Your will be done on earth as it is in heaven. We pray this in the our Father all the time. Your will be done on earth as it is in heaven. This once, the Father's will was done on earth as it is in heaven. Jesus goes to his passion knowing that the seed must die before it bears fruit. He knows how much fruit his passion will bear.

The disciples remember that the very day that Jesus died was the day of Preparation for the big feast, the Passover feast. At the very moment that the Passover lambs were being slain in the Temple for the feast, Jesus, the true Passover Lamb, died on the cross. The veil covering the Holy of Holies in the Temple is torn at the moment Jesus dies.
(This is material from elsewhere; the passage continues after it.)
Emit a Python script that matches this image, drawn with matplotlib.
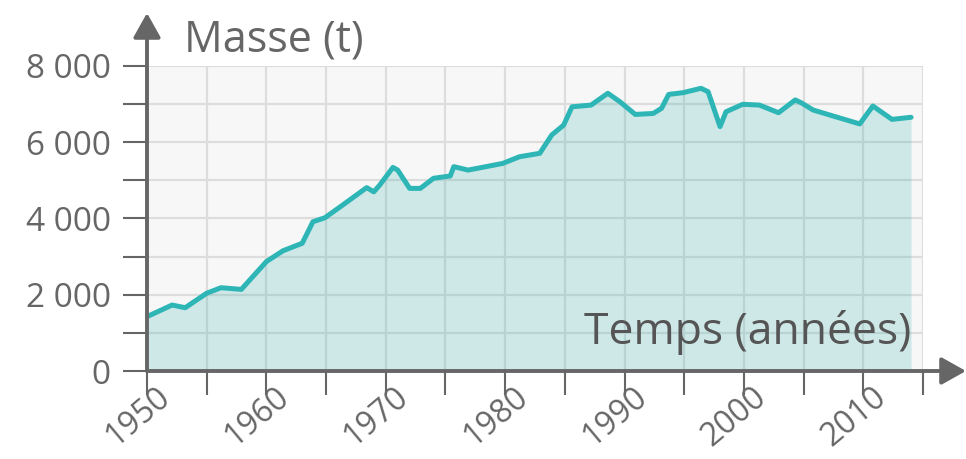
import numpy as np
import matplotlib
matplotlib.use('Agg')
import matplotlib.pyplot as plt
import matplotlib.transforms as mtransforms

plt.rcParams['font.family'] = ['Open Sans', 'DejaVu Sans']

# values
years = [1950.1, 1952.1, 1953.2, 1955.0, 1956.2, 1957.9, 1960.0, 1961.4, 1963.0,
         1963.9, 1964.9, 1966.2, 1968.4, 1969.0, 1969.5, 1970.6, 1971.0, 1972.0,
         1972.9, 1974.0, 1975.4, 1975.7, 1976.9, 1979.8, 1981.2, 1982.9, 1983.9,
         1984.9, 1985.6, 1987.2, 1988.6, 1989.6, 1990.9, 1992.4, 1993.1, 1993.7,
         1994.9, 1996.4, 1997.0, 1998.0, 1998.5, 1999.9, 2001.3, 2002.9, 2004.3,
         2004.8, 2005.8, 2009.7, 2010.8, 2012.4, 2014.0]
masse = [1440, 1730, 1660, 2040, 2185, 2140, 2870, 3155, 3350,
         3915, 4020, 4310, 4810, 4700, 4880, 5340, 5270, 4790,
         4790, 5055, 5115, 5360, 5270, 5445, 5620, 5710, 6190,
         6450, 6930, 6975, 7285, 7065, 6730, 6755, 6890, 7255,
         7300, 7415, 7325, 6410, 6800, 6995, 6975, 6775, 7110,
         7035, 6845, 6480, 6950, 6600, 6655]

year_ticks = [1950, 1960, 1970, 1980, 1990, 2000, 2010]
mass_ticks = [0, 2000, 4000, 6000, 8000]
mass_labels = ['0', '2 000', '4 000', '6 000', '8 000']

grey = '#666666'
teal = '#2eb6b6'

fig = plt.figure(figsize=(9.66, 4.59), dpi=100)
ax = fig.add_axes([147/966, 88/459, 776/966, 305/459])
ax.set_facecolor('#f7f7f7')
ax.set_xlim(1950, 2015)
ax.set_ylim(0, 8000)

ax.set_xticks(np.arange(1950, 2016, 5), minor=True)
ax.set_xticks(year_ticks)
ax.set_xticklabels([str(y) for y in year_ticks])
ax.set_yticks(np.arange(0, 8001, 1000), minor=True)
ax.set_yticks(mass_ticks)
ax.set_yticklabels(mass_labels)

ax.grid(True, which='both', color='#dddddd', lw=1.6, zorder=0)
ax.set_axisbelow(True)

ax.fill_between(years, masse, 0, color='#2aa8a8', alpha=0.2, lw=0, zorder=2)
ax.plot(years, masse, color=teal, lw=3.6, solid_joinstyle='round',
        solid_capstyle='round', zorder=3)

for s in ax.spines.values():
    s.set_visible(False)

ax.tick_params(which='both', direction='out', color=grey, width=1.5, length=17)
ax.tick_params(axis='y', labelsize=24, labelcolor=grey, pad=9)
ax.tick_params(axis='x', labelsize=23, labelcolor=grey, pad=0)

off = mtransforms.ScaledTranslation(8/100, 14/100, fig.dpi_scale_trans)
for lab in ax.get_xticklabels():
    lab.set_rotation(40)
    lab.set_ha('right')
    lab.set_va('top')
    lab.set_rotation_mode('anchor')
    lab.set_transform(lab.get_transform() + off)

# axis arrows
arrow = dict(arrowstyle='-|>,head_length=0.75,head_width=0.42', color=grey,
             lw=2.8, shrinkA=0, shrinkB=0, mutation_scale=20)
ax.annotate('', xy=(2018.6, 0), xytext=(1950, 0), arrowprops=arrow,
            annotation_clip=False, zorder=5)
ax.annotate('', xy=(1950, 9390), xytext=(1950, 0), arrowprops=arrow,
            annotation_clip=False, zorder=5)

fig.text(184/966, 1 - 40/459, 'Masse (t)', fontsize=31, color=grey,
         ha='left', va='center')
ax.text(2014.0, 1000, 'Temps (années)', fontsize=32, color='#555555',
        ha='right', va='center', zorder=4)

fig.savefig('out.png', dpi=100)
Our way into the Holy of Holies, our way into the very presence of God, is opened by Jesus.

All this happened before Easter morning. And now we stare into the empty tomb. The disciples knew that all of these previous scriptures were fulfilled in the life and death of Jesus. There is just one left. Can God give life to the dead? Look, here is the empty tomb. Gosh, it must be true. God can give life to the dead. God gave life to Jesus. The tomb is empty. He is risen! Halleluiah! The Lord is risen indeed.

As Jesus rises from the dead, he takes our hand, just like in the icon he takes the hands of Adam and Eve and he lifts them from the grave, he lifts us from the grave, from death. On Easter with Jesus, we pass from death to life.

We stare into the empty tomb. Dare we believe? How can we not believe? We eat his body; we drink his blood. We are cleansed, washed in the waters of our Baptism. He has called us his friends. We have received the Holy Spirit. The New Fire has burned away the remnants of our old life of sin. We have cleaned out all the old leaven. We are filled with the unleavened bread of sincerely and truth. We have new life, resurrection life.

Alleluia, the Lord is risen! He is risen indeed. Alleluia!